## YOUR INSTRUCTIONS
Drop every picture, then transcribe the remaining data exactly.

## DATASET EXCERPT
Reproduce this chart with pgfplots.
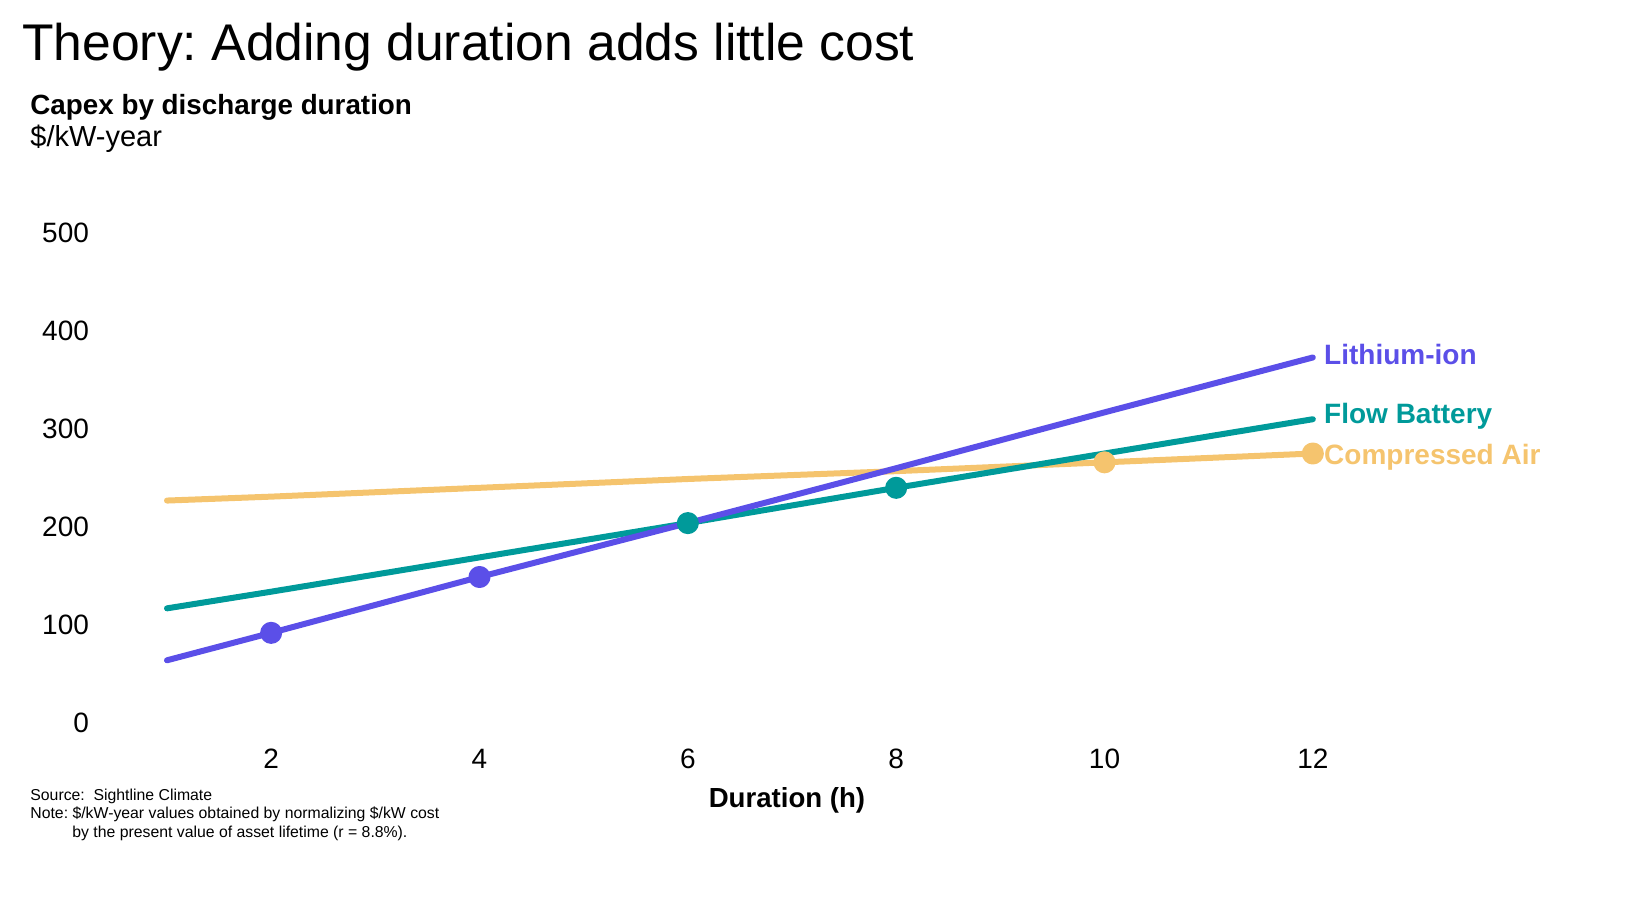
\documentclass[border=0pt]{standalone}
\usepackage{fontspec}
\setmainfont{Liberation Sans}
\usepackage{pgfplots}
\pgfplotsset{compat=1.18}

\definecolor{liion}{HTML}{5B4FE8}
\definecolor{flow}{HTML}{009A9A}
\definecolor{caes}{HTML}{F5C46E}

\begin{document}
\frenchspacing
\begin{tikzpicture}
  % page frame, 2 px per pt
  \path[use as bounding box] (0,0) rectangle (820pt,-448pt);

  \node[anchor=base west, inner sep=0pt, font=\fontsize{25.8}{30}\selectfont]
    at (11pt,-30pt) {Theory: Adding duration adds little cost};
  \node[anchor=base west, inner sep=0pt, font=\fontsize{13.9}{16}\selectfont\bfseries]
    at (15pt,-57pt) {Capex by discharge duration};
  \node[anchor=base west, inner sep=0pt, font=\fontsize{14.5}{16}\selectfont]
    at (15pt,-73pt) {\$/kW-year};

  \begin{axis}[
      at={(83.5pt,-361.5pt)}, anchor=south west,
      scale only axis,
      width=625pt, height=245pt,
      xmin=1, xmax=13, ymin=0, ymax=500,
      enlargelimits=false,
      clip=false,
      xtick={2,4,6,8,10,12},
      ytick={0,100,200,300,400,500},
      axis line style={draw=none},
      major tick style={draw=none},
      /pgf/number format/assume math mode=true,
      tick label style={font=\fontsize{14}{16}\selectfont},
      yticklabel style={anchor=east, xshift=-35.5pt},
      xticklabel style={anchor=center, yshift=-18pt},
      every axis plot/.append style={line width=3pt, line cap=round, line join=round},
      mark size=4pt,
    ]
    \addplot[caes, mark=*, mark indices={6,7}] coordinates
      {(1,227) (2,231) (4,240) (6,249) (8,257) (10,266) (12,275)};
    \addplot[flow, mark=*, mark indices={4,5}] coordinates
      {(1,117) (2,134) (4,169) (6,204) (8,240) (10,275) (12,310)};
    \addplot[liion, mark=*, mark indices={2,3}] coordinates
      {(1,64) (2,92) (4,149) (6,204) (8,260) (10,317) (12,373)};

    \node[anchor=west, text=liion, font=\fontsize{14}{16}\selectfont\bfseries, inner sep=0pt, xshift=5.5pt]
      at (axis cs:12,376) {Lithium-ion};
    \node[anchor=west, text=flow, font=\fontsize{14}{16}\selectfont\bfseries, inner sep=0pt, xshift=5.5pt]
      at (axis cs:12,313) {Flow Battery};
    \node[anchor=west, text=caes, font=\fontsize{14}{16}\selectfont\bfseries, inner sep=0pt, xshift=5.5pt]
      at (axis cs:12,271) {Compressed Air};
  \end{axis}

  \node[anchor=center, font=\fontsize{13.8}{16}\selectfont\bfseries]
    at (393.5pt,-400pt) {Duration (h)};

  \begin{scope}[every node/.style={anchor=base west, inner sep=0pt, font=\fontsize{7.9}{9}\selectfont}]
    \node at (15pt,-400pt) {Source:\ \ Sightline Climate};
    \node at (15pt,-409pt) {Note: \$/kW-year values obtained by normalizing \$/kW cost};
    \node at (36pt,-418.5pt) {by the present value of asset lifetime (r = 8.8\%).};
  \end{scope}
\end{tikzpicture}
\end{document}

## EXERCISE RESPONSE
Reproduce this chart with pgfplots.
\documentclass[border=0pt]{standalone}
\usepackage{fontspec}
\setmainfont{Liberation Sans}
\usepackage{pgfplots}
\pgfplotsset{compat=1.18}

\definecolor{liion}{HTML}{5B4FE8}
\definecolor{flow}{HTML}{009A9A}
\definecolor{caes}{HTML}{F5C46E}

\begin{document}
\frenchspacing
\begin{tikzpicture}
  % page frame, 2 px per pt
  \path[use as bounding box] (0,0) rectangle (820pt,-448pt);

  \node[anchor=base west, inner sep=0pt, font=\fontsize{25.8}{30}\selectfont]
    at (11pt,-30pt) {Theory: Adding duration adds little cost};
  \node[anchor=base west, inner sep=0pt, font=\fontsize{13.9}{16}\selectfont\bfseries]
    at (15pt,-57pt) {Capex by discharge duration};
  \node[anchor=base west, inner sep=0pt, font=\fontsize{14.5}{16}\selectfont]
    at (15pt,-73pt) {\$/kW-year};

  \begin{axis}[
      at={(83.5pt,-361.5pt)}, anchor=south west,
      scale only axis,
      width=625pt, height=245pt,
      xmin=1, xmax=13, ymin=0, ymax=500,
      enlargelimits=false,
      clip=false,
      xtick={2,4,6,8,10,12},
      ytick={0,100,200,300,400,500},
      axis line style={draw=none},
      major tick style={draw=none},
      /pgf/number format/assume math mode=true,
      tick label style={font=\fontsize{14}{16}\selectfont},
      yticklabel style={anchor=east, xshift=-35.5pt},
      xticklabel style={anchor=center, yshift=-18pt},
      every axis plot/.append style={line width=3pt, line cap=round, line join=round},
      mark size=4pt,
    ]
    \addplot[caes, mark=*, mark indices={6,7}] coordinates
      {(1,227) (2,231) (4,240) (6,249) (8,257) (10,266) (12,275)};
    \addplot[flow, mark=*, mark indices={4,5}] coordinates
      {(1,117) (2,134) (4,169) (6,204) (8,240) (10,275) (12,310)};
    \addplot[liion, mark=*, mark indices={2,3}] coordinates
      {(1,64) (2,92) (4,149) (6,204) (8,260) (10,317) (12,373)};

    \node[anchor=west, text=liion, font=\fontsize{14}{16}\selectfont\bfseries, inner sep=0pt, xshift=5.5pt]
      at (axis cs:12,376) {Lithium-ion};
    \node[anchor=west, text=flow, font=\fontsize{14}{16}\selectfont\bfseries, inner sep=0pt, xshift=5.5pt]
      at (axis cs:12,313) {Flow Battery};
    \node[anchor=west, text=caes, font=\fontsize{14}{16}\selectfont\bfseries, inner sep=0pt, xshift=5.5pt]
      at (axis cs:12,271) {Compressed Air};
  \end{axis}

  \node[anchor=center, font=\fontsize{13.8}{16}\selectfont\bfseries]
    at (393.5pt,-400pt) {Duration (h)};

  \begin{scope}[every node/.style={anchor=base west, inner sep=0pt, font=\fontsize{7.9}{9}\selectfont}]
    \node at (15pt,-400pt) {Source:\ \ Sightline Climate};
    \node at (15pt,-409pt) {Note: \$/kW-year values obtained by normalizing \$/kW cost};
    \node at (36pt,-418.5pt) {by the present value of asset lifetime (r = 8.8\%).};
  \end{scope}
\end{tikzpicture}
\end{document}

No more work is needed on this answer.